The common border between the two states has remained closed to traffic for nearly three weeks now, thus hampering cross-border trade and the movement of people.
Equally concerned are the other member countries of the six-nation East African Community (EAC), with the EAC Secretariat saying it is using diplomatic channels to reconcile the two partner states.
Uganda has accused Rwanda of virtually turning the political dispute into an economic embargo by blocking Ugandan cargo trucks from taking trade goods into the latter country.
Uganda Foreign Affairs Minister Sam Kutesa on Wednesday claimed that his country had challenged the border closure –but to no avail.
Ugandan authorities have lately claimed that Rwandan officials manning border crossing posts have been selective, allowing only vehicles in transit carrying goods to and from the Democratic Republic of Congo (DRC).

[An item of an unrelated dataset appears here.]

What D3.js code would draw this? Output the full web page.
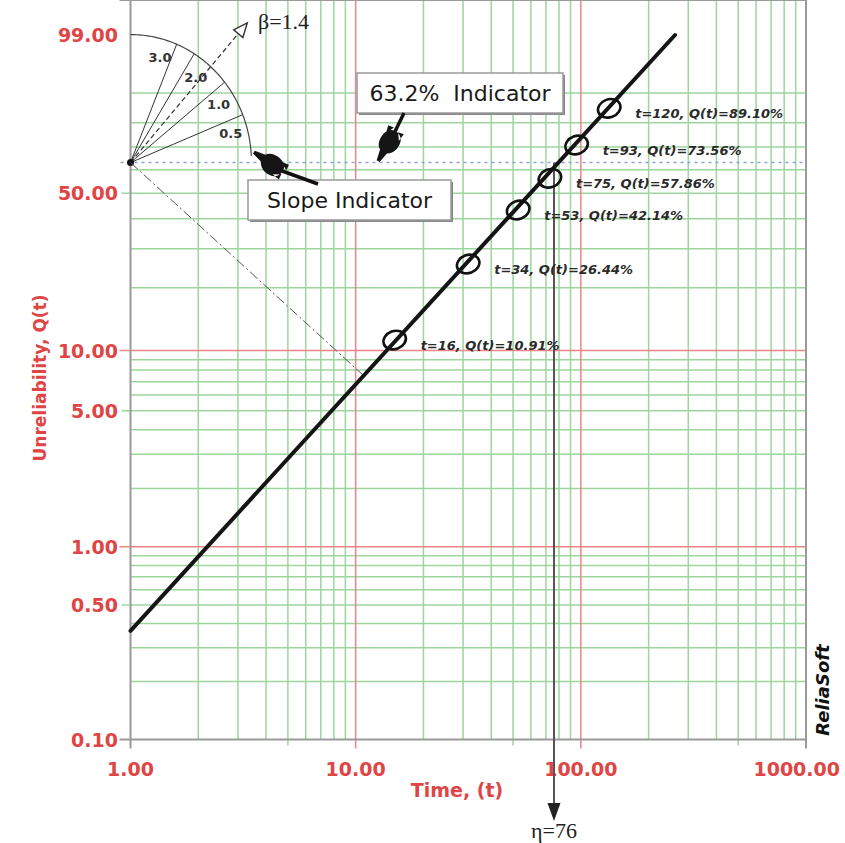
<!DOCTYPE html>
<html>
<head>
<meta charset="utf-8">
<script src="https://cdn.jsdelivr.net/npm/d3@7/dist/d3.min.js"></script>
<style>
body { margin: 0; background: #fff; }
</style>
</head>
<body>
<svg width="845" height="843"></svg>
<script>
// values
var timeTicks = [1, 10, 100, 1000];
var unrelTicks = [99, 50, 10, 5, 1, 0.5, 0.1];
var timeGrid = [2, 3, 4, 5, 6, 7, 8, 9, 20, 30, 40, 50, 60, 70, 80, 90, 200, 300, 400, 500, 600, 700, 800, 900];
var unrelGrid = [0.2, 0.3, 0.4, 0.5, 0.6, 0.7, 0.8, 0.9, 2, 3, 4, 5, 6, 7, 8, 9, 20, 30, 40, 50, 60, 70, 80, 90];
var pointTime = [14.9, 31.6, 52.7, 72.9, 95.8, 133.7];
var pointUnrel = [11.26, 25.68, 43.26, 56.32, 70.88, 85.26];
var pointLabels = ["t=16, Q(t)=10.91%", "t=34, Q(t)=26.44%", "t=53, Q(t)=42.14%",
                   "t=75, Q(t)=57.86%", "t=93, Q(t)=73.56%", "t=120, Q(t)=89.10%"];
var fitTime = [1, 262];
var fitUnrel = [0.367, 99];
var slopeValues = [3.0, 2.0, 1.0, 0.5];
var beta = 1.4, eta = 76;

var svg = d3.select("svg");
var red = "#e04545", green = "#9dd59d", gray = "#9a9a9a";

// Weibull paper: ln(-ln(1-Q))
function w(q) { return Math.log(-Math.log(1 - q / 100)); }

var x = d3.scaleLog().domain([1, 1000]).range([130.5, 806]);
var yw = d3.scaleLinear().domain([w(0.1), w(99)]).range([739.5, 35]);
function y(q) { return yw(w(q)); }

var fmt = d3.format(".2f");
var left = x(1), right = x(1000), top = y(99), bottom = y(0.1);

// grid
svg.append("g").selectAll("line")
    .data(timeGrid)
    .enter().append("line")
    .attr("x1", function(d) { return x(d); })
    .attr("x2", function(d) { return x(d); })
    .attr("y1", top)
    .attr("y2", function(d) { return String(d)[0] == "5" ? bottom + 6 : bottom; })
    .attr("stroke", green)
    .attr("stroke-width", 1.5);

svg.append("g").selectAll("line")
    .data(unrelGrid)
    .enter().append("line")
    .attr("y1", function(d) { return y(d); })
    .attr("y2", function(d) { return y(d); })
    .attr("x1", function(d) { return String(d).replace("0.", "")[0] == "5" ? left - 9 : left; })
    .attr("x2", right)
    .attr("stroke", green)
    .attr("stroke-width", 1.5);

svg.append("g").selectAll("line")
    .data([10, 100])
    .enter().append("line")
    .attr("x1", function(d) { return x(d); })
    .attr("x2", function(d) { return x(d); })
    .attr("y1", top)
    .attr("y2", bottom + 9)
    .attr("stroke", "#ec8585")
    .attr("stroke-width", 1.5);

svg.append("g").selectAll("line")
    .data([10, 1])
    .enter().append("line")
    .attr("y1", function(d) { return y(d); })
    .attr("y2", function(d) { return y(d); })
    .attr("x1", left - 11)
    .attr("x2", right)
    .attr("stroke", "#ec8585")
    .attr("stroke-width", 1.5);

// frame
var frame = svg.append("g").attr("stroke", gray).attr("stroke-width", 2);
frame.append("line").attr("x1", left - 11).attr("x2", right).attr("y1", top).attr("y2", top);
frame.append("line").attr("x1", left - 11).attr("x2", right).attr("y1", bottom).attr("y2", bottom);
frame.append("line").attr("x1", left).attr("x2", left).attr("y1", top).attr("y2", bottom + 9);
frame.append("line").attr("x1", right).attr("x2", right).attr("y1", top).attr("y2", bottom + 9);

// 63.2% line
svg.append("line")
    .attr("x1", left - 10).attr("x2", right)
    .attr("y1", y(63.2)).attr("y2", y(63.2))
    .attr("stroke", "#8ea2d6")
    .attr("stroke-width", 1.5)
    .attr("stroke-dasharray", "3,4");

// tick labels
svg.append("g").selectAll("text")
    .data(unrelTicks)
    .enter().append("text")
    .attr("x", 118)
    .attr("y", function(d) { return y(d) + 7; })
    .attr("text-anchor", "end")
    .style("font-family", "DejaVu Sans")
    .style("font-weight", "bold")
    .style("font-size", "19px")
    .style("fill", red)
    .text(function(d) { return fmt(d); });

svg.append("g").selectAll("text")
    .data(timeTicks)
    .enter().append("text")
    .attr("x", function(d) { return d == 1000 ? 840 : x(d); })
    .attr("y", 776)
    .attr("text-anchor", function(d) { return d == 1000 ? "end" : "middle"; })
    .style("font-family", "DejaVu Sans")
    .style("font-weight", "bold")
    .style("font-size", "19px")
    .style("fill", red)
    .text(function(d) { return fmt(d); });

svg.append("text")
    .attr("x", 457).attr("y", 797)
    .attr("text-anchor", "middle")
    .style("font-family", "DejaVu Sans")
    .style("font-weight", "bold")
    .style("font-size", "19px")
    .style("fill", red)
    .text("Time, (t)");

svg.append("text")
    .attr("transform", "translate(46,378) rotate(-90)")
    .attr("text-anchor", "middle")
    .style("font-family", "DejaVu Sans")
    .style("font-weight", "bold")
    .style("font-size", "17px")
    .style("fill", red)
    .text("Unreliability, Q(t)");

// slope indicator construction
var px = x(1), py = yw(0);
var ux = x(Math.E) - x(1);
function dir(b) {
    var dx = ux, dy = yw(0) - yw(b);
    var len = Math.sqrt(dx * dx + dy * dy);
    return [dx / len, dy / len];
}
var ra = 121, rb = 128;
function onArc(c, s) {
    var r = 1 / Math.sqrt(c * c / (ra * ra) + s * s / (rb * rb));
    return [px + r * c, py - r * s];
}

var arcPts = d3.range(90, 2.5, -1).map(function(a) {
    var t = a * Math.PI / 180;
    return [px + ra * Math.cos(t), py - rb * Math.sin(t)];
});
svg.append("path")
    .attr("d", d3.line()(arcPts))
    .attr("fill", "none")
    .attr("stroke", "#444")
    .attr("stroke-width", 1.2);

svg.append("g").selectAll("line")
    .data(slopeValues)
    .enter().append("line")
    .attr("x1", px).attr("y1", py)
    .attr("x2", function(d) { var u = dir(d); return onArc(u[0], u[1])[0]; })
    .attr("y2", function(d) { var u = dir(d); return onArc(u[0], u[1])[1]; })
    .attr("stroke", "#333")
    .attr("stroke-width", 1);

svg.append("g").selectAll("text")
    .data(slopeValues)
    .enter().append("text")
    .attr("transform", function(d, i) {
        var u = dir(d);
        var a = Math.atan2(u[1], u[0]) + (i == 0 ? 0.1 : -0.12);
        var p = onArc(Math.cos(a), Math.sin(a));
        var q = [px + (p[0] - px) * 0.86, py + (p[1] - py) * 0.86];
        return "translate(" + q[0] + "," + (q[1] + 5) + ")";
    })
    .attr("text-anchor", "middle")
    .style("font-family", "DejaVu Sans")
    .style("font-weight", "bold")
    .style("font-size", "13px")
    .style("fill", "#333")
    .text(function(d) { return d.toFixed(1); });

// beta arrow
var ub = dir(beta);
var tipLen = 182;
svg.append("line")
    .attr("x1", px).attr("y1", py)
    .attr("x2", px + ub[0] * (tipLen - 13)).attr("y2", py - ub[1] * (tipLen - 13))
    .attr("stroke", "#333")
    .attr("stroke-width", 1.2)
    .attr("stroke-dasharray", "5,3");
var tip = [px + ub[0] * tipLen, py - ub[1] * tipLen];
var base = [px + ub[0] * (tipLen - 14), py - ub[1] * (tipLen - 14)];
var nx = ub[1], ny = ub[0];
svg.append("path")
    .attr("d", "M" + tip + "L" + [base[0] + nx * 6, base[1] + ny * 6] + "L" + [base[0] - nx * 6, base[1] - ny * 6] + "Z")
    .attr("fill", "#fff")
    .attr("stroke", "#333")
    .attr("stroke-width", 1.4);
svg.append("text")
    .attr("x", 258).attr("y", 29)
    .style("font-family", "Liberation Serif")
    .style("font-size", "22px")
    .style("fill", "#222")
    .text("\u03b2=1.4");

// pivot dot
svg.append("circle").attr("cx", px).attr("cy", py).attr("r", 3.5).attr("fill", "#111");

// perpendicular from the pivot to the fitted line
var A = [x(fitTime[0]), y(fitUnrel[0])], B = [x(fitTime[1]), y(fitUnrel[1])];
var L = Math.hypot(B[0] - A[0], B[1] - A[1]);
var ex = (B[0] - A[0]) / L, ey = (B[1] - A[1]) / L;
var k = (px - A[0]) * ex + (py - A[1]) * ey;
svg.append("line")
    .attr("x1", px).attr("y1", py)
    .attr("x2", A[0] + k * ex).attr("y2", A[1] + k * ey)
    .attr("stroke", "#555")
    .attr("stroke-width", 1)
    .attr("stroke-dasharray", "10,3,2,3");

// eta arrow
svg.append("line")
    .attr("x1", x(eta)).attr("x2", x(eta))
    .attr("y1", yw(0)).attr("y2", 808)
    .attr("stroke", "#555")
    .attr("stroke-width", 2);
svg.append("path")
    .attr("d", "M" + (x(eta) - 6.5) + ",803L" + (x(eta) + 6.5) + ",803L" + x(eta) + ",821Z")
    .attr("fill", "#222");
svg.append("text")
    .attr("x", x(eta)).attr("y", 838)
    .attr("text-anchor", "middle")
    .style("font-family", "Liberation Serif")
    .style("font-size", "22px")
    .style("fill", "#222")
    .text("\u03b7=76");

// fitted line
svg.append("line")
    .attr("x1", A[0]).attr("y1", A[1])
    .attr("x2", B[0]).attr("y2", B[1])
    .attr("stroke", "#151515")
    .attr("stroke-width", 4)
    .attr("stroke-linecap", "round");

// data points
svg.append("g").selectAll("ellipse")
    .data(pointTime)
    .enter().append("ellipse")
    .attr("transform", function(d, i) { return "translate(" + x(d) + "," + y(pointUnrel[i]) + ") rotate(-20)"; })
    .attr("rx", 11.5)
    .attr("ry", 9)
    .attr("fill", "none")
    .attr("stroke", "#111")
    .attr("stroke-width", 2.6);

svg.append("g").selectAll("text")
    .data(pointLabels)
    .enter().append("text")
    .attr("x", function(d, i) { return x(pointTime[i]) + 26; })
    .attr("y", function(d, i) { return y(pointUnrel[i]) + 10; })
    .style("font-family", "DejaVu Sans")
    .style("font-weight", "bold")
    .style("font-style", "italic")
    .style("font-size", "13px")
    .style("fill", "#2a2a2a")
    .text(function(d) { return d; });

// callout boxes with pointing hands
function callout(bx, by, bw, bh, label, from, handTip, handAngle) {
    svg.append("rect").attr("x", bx + 2).attr("y", by + 2).attr("width", bw).attr("height", bh).attr("fill", "#888");
    svg.append("rect").attr("x", bx).attr("y", by).attr("width", bw).attr("height", bh)
        .attr("fill", "#fff").attr("stroke", "#9a9a9a").attr("stroke-width", 1.5);
    svg.append("text")
        .attr("x", bx + bw / 2).attr("y", by + bh / 2 + 8)
        .attr("text-anchor", "middle")
        .style("font-family", "DejaVu Sans")
        .style("font-size", "22px")
        .style("white-space", "pre")
        .style("fill", "#1a1a1a")
        .text(label);
    var a = handAngle * Math.PI / 180;
    var back = [handTip[0] + 34 * Math.cos(a), handTip[1] + 34 * Math.sin(a)];
    svg.append("line")
        .attr("x1", from[0]).attr("y1", from[1])
        .attr("x2", back[0]).attr("y2", back[1])
        .attr("stroke", "#111").attr("stroke-width", 3.5);
    svg.append("path")
        .attr("transform", "translate(" + handTip + ") rotate(" + handAngle + ")")
        .attr("d", "M0,-1.5L11,-4C14,-10 25,-11 31,-7C36,-3 36,5 30,9C24,12 15,11 11,4L0,1.8Z M28,-7L36,-9L37,-3Z M28,8L36,9L35,3Z")
        .attr("fill", "#151515");
}
callout(248, 180, 203, 40, "Slope Indicator", [318, 184], [254, 152], 34);
callout(357, 73, 206, 40, "63.2%  Indicator", [404, 113], [378, 161], -60);

// brand
svg.append("text")
    .attr("transform", "translate(829,690) rotate(-90)")
    .attr("text-anchor", "middle")
    .style("font-family", "DejaVu Sans")
    .style("font-weight", "bold")
    .style("font-style", "italic")
    .style("font-size", "18px")
    .style("fill", "#111")
    .text("ReliaSoft");
</script>
</body>
</html>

Available statistics show that Uganda last year exported $250 million-worth of goods to Rwanda. This was nearly twelve times higher than the $20 million-worth of its imports from Rwanda.
Senior officials at the EAC headquarters in Arusha could not be reached for comment on the increasingly worrisome situation.
Until Thursday, the EAC secretary general, Liberat Mfumukeko, and his three deputies were said to be “out of town” – as was the head of the Customs and Trade Directorate of the Community.
But, speaking in Kampala early this week, Ambassador Mfumukeko said the EAC was engaging the wrangling parties in dialogue in efforts to resolve the crisis.
However, the tough-talking Community chief claimed that he was not aware of any trade embargo on Ugandan exports to Rwanda, and that the EAC had not received formal protest from any of the two wrangling states.
In Arusha – headquarters of the EAC and allied institutions –members of the business community have once again voiced their concern about the ugly developments.
“A key factor to stimulate (regional) economic integration is through trade. If you close the common border, what do you expect of regional integration?” asked Simon Mapolu, a business consultant.
He told The Citizen that closure of the common border was the last thing for countries in conflict to do – adding that 70 to 80 per cent of cross-border trade is done via road traffic.
In the event, Mr Mapolu called for early intervention by the regional leaders to resolve the crisis, stressing that such disputes between member countries betrays the noble ideals of the 1999 Treaty which established the EAC.
Private sector players in Arusha also expressed grave concerns over the unfolding events between Rwanda and Uganda, saying it is bound to adversely impact business.
Officials of the EAC and its affiliated institutions based in Arusha are closely following the developments in what is considered an unprecedented dispute within the Community.
Recently, the executive director of the East African Business Council (EABC), Peter Mathuki, expressed hope that the dispute is resolved amicably – and “in the shortest time possible.”
EABC is the regional apex body of private sector associations and business corporates with an observer status vis-a-vis the EAC.
The Uganda/Rwanda conflict took a regional outlook early this week when Kenya Deputy President William Ruto slammed Rwanda’s move as “protectionist and retrogressive.”